Going from a 100% problem with an unknown scope (the locations of
the suspect files that contain sensitive data) to a 45% problem
with a known scope is very good, but not ideal for end-users. In
our opinion, no other numerical validation methods can be applied
to today's U.S. social security number format that will further
reduce false positives. Context determination, that attempts to
guess whether or not the suspect number is being used in the
context of a SSN (i.e. finding surnames in addition to numbers,
etc.) or logic that attempts to grade the context, may further
reduce false positives, but will increase the potential for false
negatives as well.
Credit card numbers are a different story. Out of 1 million
randomly generated 15 and 16 digits numbers (potential AmEx, Visa,
MasterCard, Discover and JCB) only approximately 100,000 will Luhn validate.
Find_SSNs applies these three additional validations:
This reduces the 100,000 Luhn validated numbers to approximately
25,000 numbers. Applying Bank Identifier Numbers (BIN) or Issuer
Identifier Numbers (IIN) validation would further reduce this...
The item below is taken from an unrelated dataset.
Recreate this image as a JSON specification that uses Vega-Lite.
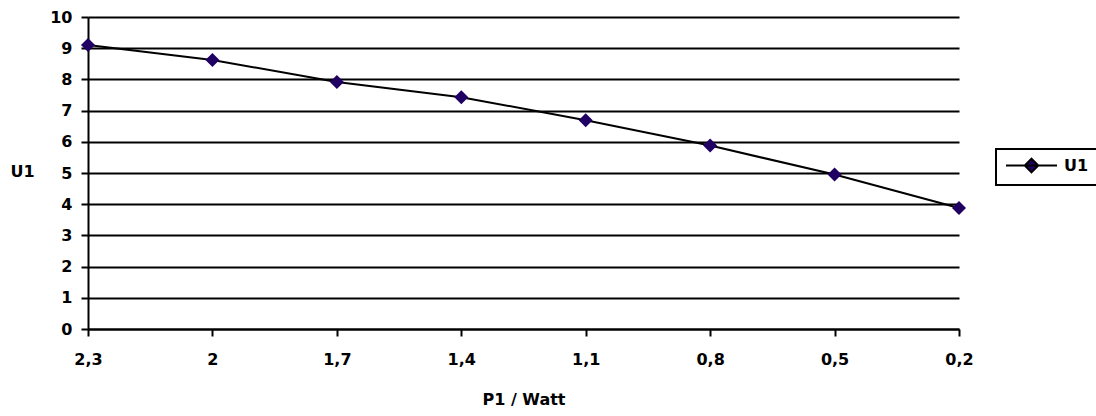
{
  "$schema": "https://vega.github.io/schema/vega-lite/v6.json",
  "width": 871,
  "height": 312,
  "autosize": {"type": "none"},
  "padding": {"left": 88, "top": 17, "right": 137, "bottom": 87},
  "background": "white",
  "data": {
    "values": [
      {"p": "2,3", "u": 9.1, "s": "U1"},
      {"p": "2", "u": 8.62, "s": "U1"},
      {"p": "1,7", "u": 7.92, "s": "U1"},
      {"p": "1,4", "u": 7.43, "s": "U1"},
      {"p": "1,1", "u": 6.69, "s": "U1"},
      {"p": "0,8", "u": 5.88, "s": "U1"},
      {"p": "0,5", "u": 4.95, "s": "U1"},
      {"p": "0,2", "u": 3.88, "s": "U1"}
    ]
  },
  "config": {
    "view": {"stroke": null},
    "font": "DejaVu Sans",
    "legend": {"strokeWidth": 2}
  },
  "encoding": {
    "x": {
      "field": "p",
      "type": "ordinal",
      "sort": null,
      "scale": {"type": "point", "padding": 0},
      "axis": {
        "labelAngle": 0,
        "labelFont": "DejaVu Sans",
        "labelFontSize": 16,
        "labelFontWeight": "bold",
        "labelColor": "black",
        "labelPadding": 15,
        "domainColor": "black",
        "domainWidth": 2,
        "tickColor": "black",
        "tickWidth": 2,
        "tickSize": 7,
        "grid": false,
        "title": "P1 / Watt",
        "titleFont": "DejaVu Sans",
        "titleFontSize": 16,
        "titleFontWeight": "bold",
        "titleColor": "black",
        "titleX": 435.5,
        "titleY": 70,
        "titleAlign": "center",
        "titleBaseline": "middle"
      }
    },
    "y": {
      "field": "u",
      "type": "quantitative",
      "scale": {"domain": [0, 10], "nice": false, "zero": true},
      "axis": {
        "values": [0, 1, 2, 3, 4, 5, 6, 7, 8, 9, 10],
        "labelFont": "DejaVu Sans",
        "labelFontSize": 16,
        "labelFontWeight": "bold",
        "labelColor": "black",
        "labelPadding": 9,
        "domainColor": "black",
        "domainWidth": 2,
        "tickColor": "black",
        "tickWidth": 2,
        "tickSize": 7,
        "grid": true,
        "gridColor": "black",
        "gridWidth": 2,
        "gridOpacity": 1,
        "title": "U1",
        "titleFont": "DejaVu Sans",
        "titleFontSize": 16,
        "titleFontWeight": "bold",
        "titleColor": "black",
        "titleAngle": 0,
        "titleX": -66,
        "titleY": 154,
        "titleAlign": "center",
        "titleBaseline": "middle"
      }
    }
  },
  "layer": [
    {
      "mark": {"type": "line", "color": "black", "strokeWidth": 2}
    },
    {
      "mark": {"type": "point", "shape": "diamond", "filled": true, "size": 196, "opacity": 1},
      "encoding": {
        "color": {
          "field": "s",
          "type": "nominal",
          "scale": {"range": ["#200063"]},
          "legend": {
            "title": null,
            "orient": "none",
            "legendX": 908,
            "legendY": 132,
            "strokeColor": "black",
            "padding": 8,
            "symbolType": "M-3.4,0H3.4M0,-0.9L0.9,0L0,0.9L-0.9,0Z",
            "symbolSize": 225,
            "symbolStrokeColor": "black",
            "symbolStrokeWidth": 2,
            "symbolOpacity": 1,
            "symbolOffset": 19,
            "labelOffset": 24,
            "labelFont": "DejaVu Sans",
            "labelFontSize": 16,
            "labelFontWeight": "bold",
            "labelColor": "black"
          }
        }
      }
    }
  ]
}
although this may not be entirely possible as the American Banking
Association (ABA) is rather protective of BINs. However partial BIN
list may be found online.
In our opinion, outside of these three additional validation steps
there are no other validation methods to further reduce false
positives when searching for credit card numbers in files. In the
case of credit card numbers, we had a 100% problem with an unknown
scope that Find_SSNs reduces to a 2.5% problem with a known
scope.
* PDF (Adobe Portable Document Format) files are not searched by default... users may enable this feature. Encrypted files cannot be
searched. Nested zip archives are not searched. By default, files
larger than 100 Megabytes are not searched... users may adjust this limit.
System files and multimedia files are not searched. Read the source code for a complete list of files that are not searched.